RAJA SAEED AKRAM KHAN, C.J.—The appellant, represented by his next friend Nazim, has filed the appeal (supra) seeking to overturn the judgment of the Shariat Appellate Bench of the High Court (High Court) dated 24.12.2019, wherein, the appellant’s appeal was dismissed.

2.    The background of the appeal is as follows: On 26.07.2001, Muhammad Matloob, the complainant, presented a written application, at Khuiratta, at 7:10 p.m. stating therein that he is the resident of Seore. On the fateful day at 6:00 pm, while he and his son, Waqas were mowing grass near their house when they heard a quarrel coming from the house of Maqsoom Begum, the wife of Muhammad Arif. Upon hearing the noise, the complainant and his son went to Maqsoom Begum’s house and found Muhammad Ghazanfar (convict-appellant) inflicting blow with a hatchet on the head of Muhammad Ayub, the complainant’s brother, with the intent to kill him. Muhammad Ghazanfar (convict) inflicted a second blow at Muhammad Ayub’s neck. Meanwhile, the complainant’s father, Havaldar Muhammad arrived at the scene, but Muhammad Ghazanfar, convict, continued to inflict hatchet blow on the head of Maqsoom Begum, causing serious injuries. Muhammad Ayub fell to the ground and died on the spot. Ghazanfar fled away from the scene. The motive behind the occurrence is that the convict had murdered his wife, Zahida Bibi, five to six years ago. Zahida Bibi was the maternal aunt of complainant and Muhammad Ayub, and Ayub used to support Zahida Bibi’s parents, which caused distress to the convict. The complainant, his son, Muhammad Waqas, and Shan Muhammad claimed to have witnessed the whole incident. Based on this report, FIR No. 96/2001 was registered at Police Station, Khuiratta on 26.07.2001, in the offenses under sections 302/324 and 337, A.P.C. After conducting a formal investigation, the police presented the challan before the District Criminal Court, Kotli on 11.09.2001. The convict’s statement under section 265-D of Criminal Procedure Code (Cr.P.C) was recorded on 08.11.2001, wherein he pleaded not guilty. Consequently, the prosecution was asked to lead evidence supporting the charge. After the prosecution evidence, the accused’s statement under section 342, Cr.P.C. was recorded on 03.12.2004. Once again, the convict pleaded not guilty and maintained his innocence.

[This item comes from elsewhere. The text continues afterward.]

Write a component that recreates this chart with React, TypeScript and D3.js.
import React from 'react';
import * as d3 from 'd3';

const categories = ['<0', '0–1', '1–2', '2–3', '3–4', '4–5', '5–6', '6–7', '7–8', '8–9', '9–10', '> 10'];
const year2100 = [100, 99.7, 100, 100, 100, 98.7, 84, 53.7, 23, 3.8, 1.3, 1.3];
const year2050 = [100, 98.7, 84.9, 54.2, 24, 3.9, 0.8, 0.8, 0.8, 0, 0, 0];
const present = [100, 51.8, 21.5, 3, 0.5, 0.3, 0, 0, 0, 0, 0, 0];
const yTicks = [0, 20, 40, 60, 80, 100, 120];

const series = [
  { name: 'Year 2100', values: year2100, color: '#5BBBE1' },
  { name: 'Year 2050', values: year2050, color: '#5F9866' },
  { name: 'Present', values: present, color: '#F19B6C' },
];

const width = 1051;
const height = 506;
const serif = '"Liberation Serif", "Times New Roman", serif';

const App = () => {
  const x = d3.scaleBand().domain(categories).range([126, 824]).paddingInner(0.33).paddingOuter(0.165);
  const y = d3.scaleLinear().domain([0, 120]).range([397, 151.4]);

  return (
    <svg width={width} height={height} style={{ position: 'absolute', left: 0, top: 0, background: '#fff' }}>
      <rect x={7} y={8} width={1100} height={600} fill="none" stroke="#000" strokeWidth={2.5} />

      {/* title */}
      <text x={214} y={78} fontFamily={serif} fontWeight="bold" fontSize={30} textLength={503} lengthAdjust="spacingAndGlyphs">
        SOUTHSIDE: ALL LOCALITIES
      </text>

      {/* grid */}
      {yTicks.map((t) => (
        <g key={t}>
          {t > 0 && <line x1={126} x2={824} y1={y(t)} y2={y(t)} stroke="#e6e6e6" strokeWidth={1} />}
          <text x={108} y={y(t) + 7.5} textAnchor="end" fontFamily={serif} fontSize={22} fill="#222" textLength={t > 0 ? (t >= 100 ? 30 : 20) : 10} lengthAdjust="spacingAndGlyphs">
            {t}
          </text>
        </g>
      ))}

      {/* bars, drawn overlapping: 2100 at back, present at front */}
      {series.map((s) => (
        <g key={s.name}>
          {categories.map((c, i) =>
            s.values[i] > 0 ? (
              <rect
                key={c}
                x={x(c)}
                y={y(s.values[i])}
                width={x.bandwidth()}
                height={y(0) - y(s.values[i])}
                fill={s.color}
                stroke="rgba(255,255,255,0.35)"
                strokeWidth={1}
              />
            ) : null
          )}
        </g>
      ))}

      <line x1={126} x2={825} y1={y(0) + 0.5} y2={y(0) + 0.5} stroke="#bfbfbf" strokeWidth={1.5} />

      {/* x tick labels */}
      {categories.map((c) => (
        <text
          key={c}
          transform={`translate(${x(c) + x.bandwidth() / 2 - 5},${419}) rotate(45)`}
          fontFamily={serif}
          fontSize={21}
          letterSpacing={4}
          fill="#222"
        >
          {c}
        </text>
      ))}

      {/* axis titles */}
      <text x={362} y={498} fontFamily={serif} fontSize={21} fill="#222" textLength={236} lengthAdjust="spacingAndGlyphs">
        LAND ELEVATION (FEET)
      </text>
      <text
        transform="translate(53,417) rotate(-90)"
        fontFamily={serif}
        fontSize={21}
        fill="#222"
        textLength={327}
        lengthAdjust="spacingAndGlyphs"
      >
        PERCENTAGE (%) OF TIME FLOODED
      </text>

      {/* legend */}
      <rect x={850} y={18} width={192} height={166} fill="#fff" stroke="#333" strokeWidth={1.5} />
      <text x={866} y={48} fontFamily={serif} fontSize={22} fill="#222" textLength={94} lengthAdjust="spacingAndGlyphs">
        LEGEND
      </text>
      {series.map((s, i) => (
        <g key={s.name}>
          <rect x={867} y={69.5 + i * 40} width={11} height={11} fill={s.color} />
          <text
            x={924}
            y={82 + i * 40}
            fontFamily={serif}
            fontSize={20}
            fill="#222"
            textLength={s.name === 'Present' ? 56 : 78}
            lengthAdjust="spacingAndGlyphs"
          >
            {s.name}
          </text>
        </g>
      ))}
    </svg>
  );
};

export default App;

3.    The District Criminal Court Kotli, at the conclusion of the trial, vide judgment dated 12.02.2005, convicted the appellant and sentenced him to death as Qisas under section 302-(a), A.P.C.; 10 years’ rigorous imprisonment under section 342, fine of Rs.5,000/- as compensation under section 337-A(i), a sentence of Arsh to the tune of Rs.60,000/- under section 337-A(iv), and fine of Rs.5,000/- as compensation under section 337-F(i), A.P.C. was also imposed upon the appellant. Additionally, he was granted the benefit of section 382-B, Cr.P.C. The convict filed an appeal before the High Court challenging therein the sentence imposed on him, whereas, for confirmation of the death sentence a reference was also sent to the High Court. The learned High Court answered the reference in affirmative, while dismissing the appeal filed by the convict through the impugned judgment.

4.    It may be stated here that during the pendency of the titled appeal, an application for examination of the convict was filed on the ground of insanity. In pursuance of the said application, we had summoned the convict-appellant. A number of questions were put to him to which he responded satisfactorily. We found no violence in his conduct and he appeared to be quite fit, hence, the application was turned down and the case was heard on merit.

5.    Kh. Imtiaz Ahmed, Advocate, the learned counsel representing the convict-appellant, has argued that the conviction rendered by the lower Courts is not in accordance with the evidence produced in the case. He emphasized that based on the standard of evidence produced by the prosecution, the imposition of the death penalty is unwarranted. He contended that Muhammad Waqas, a witness in the occurrence, was a minor at the time of the incident, thus, his statement should not be relied upon for the appellant’s conviction, particularly when the trial court excluded the testimonies of Maqsoom Begum and Shan Muhammad. With reference to Maqsoom Begum’s statement, the learned counsel pointed out that the witness explicitly stated that when the convict-appellant struck the head of Muhammad Ayub (victim) with hatchet nobody was present there. According to the learned counsel it raises a serious doubt about the guilt of the convict. Furthermore, the counsel argued that the convict had been continuously incarcerated since 2001, and as a result, he should be released taking into account the duration of his detention and humanitarian considerations.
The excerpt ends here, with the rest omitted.